What garbage. The bottom line for this book is: Nothing. He doesn't like the current system, but doesn't have an alternative. So it is useless. Capitalism remains the worst system except for all of the others. Speaking of garbage, that's what will be piling up on the curb after the first week of people no longer having to work crappy jobs. Worse than the book the article is about is the article itself. It starts off with a bold claim: That claim is linked to another article in the same site, and it's a clear lie. You can actually see it in the graphs they show while they say opposite things about them! Utter crap. I didn't bother with any of the rest of it after starting off so badly.
The concept of "what work and jobs mean to people" has almost nothing to do with capitalism. People who volunteer their time get as much (if not more) satisfaction from their work as people who get paid to do it. Some of the more satisfying things I have done have been as a volunteer. He's conflating a whole lot of things here. Removing capitalism from the equation does not mean we move to a "post-work" economy. IP and information sharing happens now (google "open source") and does not depend on the removal of work or capitalism. Today many people do not base their economic decisions primarily on "working for money."
I quite agree. The way I read his utopian idea was that money would be replaced by various other forms of peer-peer exchange of goods and services, enabled, in some nebulous way, by IT. He seems to me to have extrapolated from the fact that, in his industry (media), people do this with music and video, to a totally fanciful world in which people do the same with everything: houses? cars? petrol? railways? washing machines? health? It all derives, I suspect, from a fashionable leftie hatred of "bankers" and ignores the essential role that money plays in providing a common, convertible and universally accepted means of exchange. We get this a bit on the left in the UK: people who think getting rid of money is a solution to the problems they think they have. It's a sort of leftover from religious Puritanism and quite bonkers, as it would make everything about ten times harder than it is today.
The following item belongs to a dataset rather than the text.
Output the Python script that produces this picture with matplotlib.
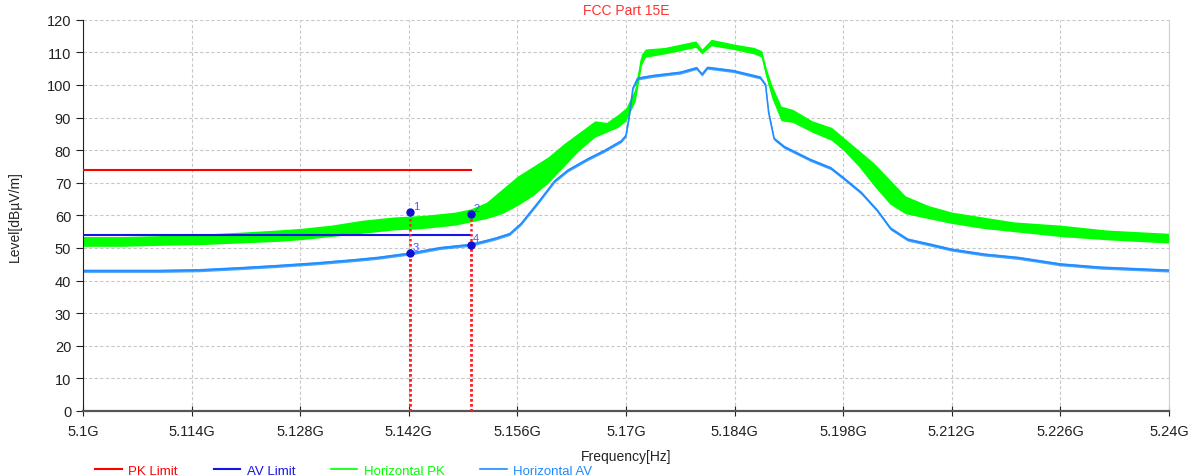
import matplotlib.pyplot as plt
from matplotlib.ticker import FuncFormatter, MultipleLocator

plt.rcParams['font.family'] = ['Liberation Sans', 'DejaVu Sans']

# Frequencies in GHz, levels in dBuV/m

# Horizontal PK trace: lower / upper edge of the noisy band
pk_freq = [5.100, 5.105, 5.110, 5.115, 5.120, 5.125, 5.128, 5.132, 5.136, 5.140,
           5.144, 5.148, 5.150, 5.152, 5.154, 5.156, 5.158, 5.160, 5.162, 5.164,
           5.166, 5.1675, 5.169, 5.170, 5.1712, 5.172, 5.1725, 5.175, 5.177, 5.179,
           5.1798, 5.181, 5.184, 5.1865, 5.1875, 5.1881, 5.1888, 5.190, 5.1915, 5.194,
           5.1965, 5.198, 5.200, 5.202, 5.204, 5.206, 5.209, 5.212, 5.216, 5.220,
           5.226, 5.232, 5.236, 5.240]
pk_low = [50.5, 50.5, 50.8, 51.0, 51.5, 52.0, 52.5, 53.5, 54.5, 55.5,
          56.0, 57.0, 58.0, 59.0, 60.5, 63.0, 66.0, 70.0, 75.0, 80.0,
          84.0, 85.5, 87.0, 89.0, 95.0, 106.0, 108.5, 109.5, 110.5, 111.5,
          109.5, 112.0, 110.8, 109.5, 108.5, 102.0, 96.0, 89.0, 88.5, 85.5,
          83.0, 80.0, 75.0, 69.0, 63.5, 60.5, 59.0, 57.5, 56.0, 55.0,
          53.5, 52.5, 52.0, 51.5]
pk_high = [53.5, 53.5, 53.8, 54.2, 54.8, 55.5, 56.0, 57.0, 58.5, 59.5,
           60.0, 61.0, 62.0, 64.0, 68.0, 72.0, 75.0, 78.0, 82.0, 85.5,
           89.0, 88.5, 91.0, 93.0, 99.0, 109.5, 111.0, 111.5, 112.5, 113.5,
           111.0, 114.0, 112.5, 111.5, 110.5, 105.0, 100.0, 93.5, 92.5, 89.0,
           87.0, 84.0, 80.0, 76.0, 71.0, 66.0, 63.0, 61.0, 59.5, 58.0,
           57.0, 55.5, 55.0, 54.5]

# Horizontal AV trace
av_freq = [5.100, 5.110, 5.115, 5.120, 5.125, 5.130, 5.135, 5.138, 5.1424, 5.146,
           5.150, 5.153, 5.155, 5.1565, 5.1587, 5.1608, 5.1625, 5.1651, 5.1672, 5.1694,
           5.170, 5.1704, 5.1709, 5.1715, 5.1735, 5.177, 5.1791, 5.1798, 5.1805, 5.1838,
           5.1873, 5.188, 5.1884, 5.1891, 5.1904, 5.1938, 5.1964, 5.198, 5.2003, 5.2024,
           5.2041, 5.2063, 5.2093, 5.212, 5.2162, 5.2205, 5.226, 5.2312, 5.240]
av_level = [43.0, 43.0, 43.2, 43.8, 44.5, 45.3, 46.3, 47.0, 48.4, 50.0,
            51.0, 52.8, 54.3, 57.5, 64.0, 70.5, 73.8, 77.3, 79.8, 82.8,
            84.5, 90.0, 99.0, 102.0, 102.8, 103.8, 105.2, 103.2, 105.3, 104.3,
            102.3, 100.0, 91.5, 83.5, 81.0, 77.0, 74.5, 71.5, 67.0, 61.5,
            56.0, 52.6, 51.0, 49.5, 48.0, 47.0, 45.0, 44.0, 43.1]

# Limits (restricted band below 5.15 GHz)
limit_freq = [5.100, 5.150]
pk_limit = [74.0, 74.0]
av_limit = [54.0, 54.0]

# Marker readings
marker_ids = ["1", "2", "3", "4"]
marker_freq = [5.1422, 5.1500, 5.1422, 5.1500]
marker_level = [61.0, 60.3, 48.3, 51.0]

x_ticks = [5.1, 5.114, 5.128, 5.142, 5.156, 5.17, 5.184, 5.198, 5.212, 5.226, 5.24]

c_pk_lim = "#ff0000"
c_av_lim = "#1515e6"
c_pk = "#00ff00"
c_av = "#1e8cff"

fig = plt.figure(figsize=(11.94, 4.77), dpi=100)
ax = fig.add_axes([0.0695, 0.1363, 0.9095, 0.8203])

ax.plot(limit_freq, pk_limit, color=c_pk_lim, lw=1.5, label="PK Limit", zorder=3)
ax.plot(limit_freq, av_limit, color=c_av_lim, lw=1.5, label="AV Limit", zorder=3)

ax.fill_between(pk_freq, pk_low, pk_high, color=c_pk, lw=0, zorder=2)
ax.plot(pk_freq, [(a + b) / 2 for a, b in zip(pk_low, pk_high)], color=c_pk, lw=1.2,
        label="Horizontal PK", zorder=2)
ax.fill_between(av_freq, [v - 0.5 for v in av_level], [v + 0.5 for v in av_level],
                color=c_av, lw=0, alpha=0.8, zorder=2)
ax.plot(av_freq, av_level, color=c_av, lw=1.2, label="Horizontal AV", zorder=2)

# markers with red dotted drop lines
for mid, f, lv in zip(marker_ids, marker_freq, marker_level):
    ax.plot([f, f], [0, lv], color="#ff2020", lw=1.8, ls=(0, (1, 1)), zorder=4)
    ax.plot(f, lv, "o", color="#1010d0", ms=5, zorder=5)
    ax.text(f + 0.0003, lv + 1.0, mid, color="#5050ff", fontsize=8, zorder=5)

ax.set_xlim(5.1, 5.24)
ax.set_ylim(0, 120)
ax.set_xticks(x_ticks)
ax.yaxis.set_major_locator(MultipleLocator(10))
ax.xaxis.set_major_formatter(FuncFormatter(lambda v, p: f"{v:.3f}".rstrip("0").rstrip(".") + "G"))

ax.grid(True, color="#c8c8c8", ls=(0, (3, 2)), lw=0.8)
ax.set_axisbelow(True)
ax.spines["top"].set_visible(False)
ax.spines["right"].set_color("#d0d0d0")
ax.spines["left"].set_color("#222222")
ax.spines["bottom"].set_color("#555555")
ax.spines["bottom"].set_linewidth(1.6)
ax.tick_params(axis="y", direction="out", length=5, labelsize=10.5, colors="#222222")
ax.tick_params(axis="x", direction="inout", length=7, labelsize=10.5, colors="#222222", pad=6)

ax.set_title("FCC Part 15E", color="#ff3030", fontsize=10, pad=4)
ax.set_ylabel("Level[dBµV/m]", fontsize=10, color="#222222", labelpad=18)
ax.set_xlabel("Frequency[Hz]", fontsize=10, color="#222222")
ax.xaxis.set_label_coords(0.5, -0.097)

fig.legend(loc="lower left", bbox_to_anchor=(0.070, -0.027), ncol=4, frameon=False,
           fontsize=9.5, labelcolor="linecolor", handlelength=2.0, handletextpad=0.5,
           columnspacing=2.7)

fig.savefig("out.png", dpi=100, facecolor="white")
Although I agree with you that work is going nowhere, and is more likely to increase in its impositions rather than vanish, the claim there is accurate. Real wages would be the after tax and after inflation, exchange value received and available to spend - and they have indeed been flat for the bottom 2/3 of the economy or so, since the 70s if not before. Two touchstone examples: The median 40 hour job wage once bought the median house, 20% down and a thirty year mortgage, 30% of income to housing. Now it doesn't rent the median 2 bedroom apartment at that criterion, in most markets. The minimum wage was originally stipulated to be the minimum that allowed a working man with a full time (40 hr week) job to support a wife and two children - food, clothing, and shelter. To match that requirement now, the minimum wage would have to be greater than the median hourly wage in most markets.
your never going to find a zero slope trend line in real life. a 9/40 slope is very much flat then not considering costs, inflation and taxes.
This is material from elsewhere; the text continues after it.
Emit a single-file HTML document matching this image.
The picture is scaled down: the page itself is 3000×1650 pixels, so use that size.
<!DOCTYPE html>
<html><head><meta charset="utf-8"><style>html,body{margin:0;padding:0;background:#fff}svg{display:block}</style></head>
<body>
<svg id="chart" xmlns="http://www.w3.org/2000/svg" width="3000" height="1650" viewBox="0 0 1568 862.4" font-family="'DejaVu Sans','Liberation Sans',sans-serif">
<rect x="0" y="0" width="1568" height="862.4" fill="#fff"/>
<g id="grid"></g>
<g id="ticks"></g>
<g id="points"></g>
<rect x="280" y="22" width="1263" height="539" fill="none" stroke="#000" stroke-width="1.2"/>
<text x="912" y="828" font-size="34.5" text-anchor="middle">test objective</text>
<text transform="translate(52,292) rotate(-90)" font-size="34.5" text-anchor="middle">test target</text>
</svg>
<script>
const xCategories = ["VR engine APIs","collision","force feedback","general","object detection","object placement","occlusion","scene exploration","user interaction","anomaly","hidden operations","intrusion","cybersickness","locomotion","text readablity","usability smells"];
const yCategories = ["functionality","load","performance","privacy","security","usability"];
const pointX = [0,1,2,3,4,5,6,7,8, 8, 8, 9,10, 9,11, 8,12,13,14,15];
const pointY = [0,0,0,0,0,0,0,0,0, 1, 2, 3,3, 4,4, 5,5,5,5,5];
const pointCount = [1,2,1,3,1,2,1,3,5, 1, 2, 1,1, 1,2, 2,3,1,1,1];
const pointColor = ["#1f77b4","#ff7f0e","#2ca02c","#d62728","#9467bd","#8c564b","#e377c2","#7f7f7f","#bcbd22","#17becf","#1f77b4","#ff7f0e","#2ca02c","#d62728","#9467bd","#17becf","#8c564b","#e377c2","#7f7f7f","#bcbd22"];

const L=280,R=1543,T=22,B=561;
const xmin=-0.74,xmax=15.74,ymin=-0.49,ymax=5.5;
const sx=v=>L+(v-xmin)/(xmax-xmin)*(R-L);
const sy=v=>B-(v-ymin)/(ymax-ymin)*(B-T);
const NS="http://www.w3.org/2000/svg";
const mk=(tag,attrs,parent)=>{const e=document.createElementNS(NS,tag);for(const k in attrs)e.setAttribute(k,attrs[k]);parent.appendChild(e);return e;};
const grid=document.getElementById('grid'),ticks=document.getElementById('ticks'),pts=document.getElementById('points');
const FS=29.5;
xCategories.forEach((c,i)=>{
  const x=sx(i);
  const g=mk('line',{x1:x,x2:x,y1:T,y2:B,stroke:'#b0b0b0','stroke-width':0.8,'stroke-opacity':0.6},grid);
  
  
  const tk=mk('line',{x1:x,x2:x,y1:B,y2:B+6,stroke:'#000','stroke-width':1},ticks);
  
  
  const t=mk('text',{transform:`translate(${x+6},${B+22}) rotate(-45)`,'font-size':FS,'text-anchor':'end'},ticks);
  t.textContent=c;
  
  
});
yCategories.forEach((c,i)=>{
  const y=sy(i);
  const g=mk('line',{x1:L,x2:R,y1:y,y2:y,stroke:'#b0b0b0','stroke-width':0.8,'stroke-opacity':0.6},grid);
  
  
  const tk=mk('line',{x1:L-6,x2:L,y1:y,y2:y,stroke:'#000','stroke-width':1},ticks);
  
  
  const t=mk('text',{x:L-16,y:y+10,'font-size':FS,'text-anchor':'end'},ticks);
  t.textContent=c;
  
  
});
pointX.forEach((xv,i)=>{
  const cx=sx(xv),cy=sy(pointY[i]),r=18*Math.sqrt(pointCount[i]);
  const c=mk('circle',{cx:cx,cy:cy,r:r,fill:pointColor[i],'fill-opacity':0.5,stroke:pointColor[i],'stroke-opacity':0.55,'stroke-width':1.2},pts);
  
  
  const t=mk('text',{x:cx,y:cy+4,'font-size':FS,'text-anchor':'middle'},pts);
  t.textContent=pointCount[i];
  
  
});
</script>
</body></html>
I prefer more precision. "Haven't increased much in 40 years" would have been better. The click-through article actually calls it a decrease though. And they lied about inflation in the article: it was in fact accounted for in the data. Economic doomsayers would never make that "mistake" (in quotes because an error in their favor is almost never accidental) on the income side: "Incomes are double what they were 40 years ago!" They'd only make it on the cost side: "Cost of living is double what it was 40 years ago!"
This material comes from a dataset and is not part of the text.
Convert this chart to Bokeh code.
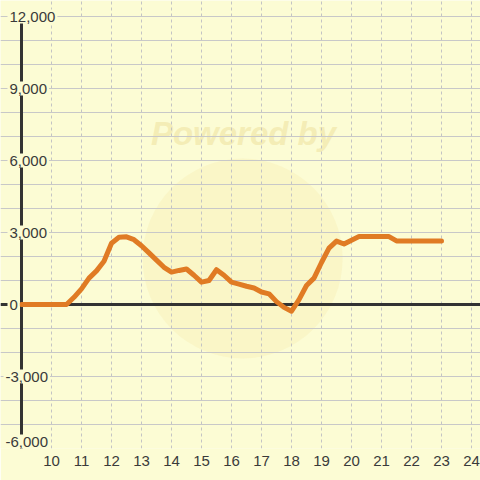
from bokeh.plotting import figure
from bokeh.models import FixedTicker, ColumnDataSource, Range1d
from bokeh.core.properties import value
from bokeh.embed import file_html
from bokeh.resources import INLINE

# ---- data ----
hours = [9, 10.5, 10.75, 11, 11.25, 11.5, 11.75, 12, 12.25, 12.5, 12.75, 13,
         13.25, 13.5, 13.75, 14, 14.25, 14.5, 14.75, 15, 15.25, 15.5, 15.75,
         16, 16.25, 16.5, 16.75, 17, 17.25, 17.5, 17.75, 18, 18.25, 18.5,
         18.75, 19, 19.25, 19.5, 19.75, 20, 20.25, 20.5, 20.75, 21, 21.25,
         21.5, 21.75, 22, 22.25, 22.5, 22.75, 23]
values = [0, 0, 300, 650, 1100, 1400, 1800, 2550, 2800, 2820, 2700, 2450,
          2150, 1850, 1550, 1350, 1420, 1480, 1220, 930, 1000, 1450, 1220,
          930, 850, 760, 690, 520, 444, 120, -120, -280, 200, 790,
          1100, 1750, 2350, 2640, 2520, 2680, 2830, 2830, 2830, 2830, 2830,
          2650, 2650, 2650, 2650, 2650, 2650, 2650]

x_ticks = list(range(10, 25))
y_grid_ticks = list(range(-6000, 12001, 1000))
y_label_vals = [12000, 9000, 6000, 3000, 0]
y_label_text = ["12,000", "9,000", "6,000", "3,000", "0"]
y_neg_vals = [-3000]
y_neg_text = ["-3,000"]
y_bottom_val = [-6000]
y_bottom_text = ["-6,000"]

BG = "#FCFCD4"
TXT = "#3a3a3a"
FONT = "Liberation Sans"

x_start, x_end = 8.3, 24.3
y_start, y_end = -6000, 12667

p = figure(width=480, height=480, output_backend="svg", toolbar_location=None,
           x_range=Range1d(x_start, x_end), y_range=Range1d(y_start, y_end),
           min_border_left=0, min_border_right=0, min_border_top=0,
           min_border_bottom=32)
p.background_fill_color = BG
p.border_fill_color = BG
p.outline_line_color = None
p.yaxis.visible = False

# watermark
p.scatter(x=[16.37], y=[1917], size=200, fill_color="#F5EBB0", fill_alpha=0.35,
          line_color=None, level="image")
p.text(x=[16.4], y=[7125], text=["Powered by"], text_align="center",
       text_baseline="middle", text_font=value(FONT), text_font_size="33px",
       text_font_style="bold italic", text_color="#EEE09C", text_alpha=0.55,
       level="image")

# grids
p.xgrid.ticker = FixedTicker(ticks=x_ticks)
p.xgrid.grid_line_color = "#C4C4C4"
p.xgrid.grid_line_dash = "3 3"
p.xgrid.grid_line_width = 1
p.ygrid.ticker = FixedTicker(ticks=y_grid_ticks)
p.ygrid.grid_line_color = "#C8C8C8"
p.ygrid.grid_line_width = 1

# axis lines (as glyphs, below the series)
p.segment(x0=[x_ticks[0] - 1], y0=[y_grid_ticks[0]], x1=[x_ticks[0] - 1],
          y1=[y_grid_ticks[-1]], line_color="#333333", line_width=3)
p.segment(x0=[x_start], y0=[0], x1=[x_end], y1=[0],
          line_color="#333333", line_width=3)

# series
p.line(hours, values, line_color="#E07B24", line_width=5,
       line_join="round", line_cap="round")

# x axis
xa = p.xaxis[0]
xa.ticker = FixedTicker(ticks=x_ticks)
xa.axis_line_color = None
xa.major_tick_line_color = None
xa.minor_tick_line_color = None
xa.major_label_standoff = 1
xa.major_label_text_font = FONT
xa.major_label_text_font_size = "15px"
xa.major_label_text_color = TXT

# y labels (inside plot, drawn last, with background boxes)
def ylabels(vals, texts, off, baseline):
    src = ColumnDataSource(dict(x=[x_start] * len(vals), y=vals, t=texts))
    p.text(x="x", y="y", text="t", source=src, text_align="left",
           text_baseline=baseline, text_font=value(FONT),
           text_font_size="15px", text_color=TXT, x_offset=off,
           background_fill_color=BG, padding=2)

ylabels(y_label_vals, y_label_text, 7, "middle")
ylabels(y_neg_vals, y_neg_text, 3, "middle")
ylabels(y_bottom_val, y_bottom_text, 3, "bottom")

open("out.html", "w").write(file_html(p, INLINE))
I screwed up the Federal standard work week - it was 44, not 40, at the time. Beyond that, I'm not sure it's true. It's a calculation I did for myself, working back from when I noticed that the minimum wage in 1968 (I was looking up the year when things started actually dropping in the US, which turned out to be 1982) actually met the poverty line for the standard household. You can start here: http://oregonstate.edu/instruct/anth484/minwage.html The relevant chart doesn't go back to 1938, but you can extrapolate using the other chart above it. There's an optical illusion created by the "poverty line", which has been calculated back from the nominal rate of inflation - this is deceptive, in that basic support costs have risen faster than inflation for a while now (you didn't need a phone to get an ordinary job in 1938, you didn't need to buy all your food and clothing retail, rural dwellings did not need indoor plumbing, etc) . A better idea than "percent of the poverty line" is had by noting that the minimum wage (.25 @ hr X 44 hr week - $570 @ yr), at a time when you could buy a new house for $3900 (seven year's income at minimum wage), would rent a standard family size apartment, there was nothing for sales tax or fees for stuff (5-10% of the income of the poor now), and so forth. The guy isn't going to be hanging out at the bar much, but he can pay the bills.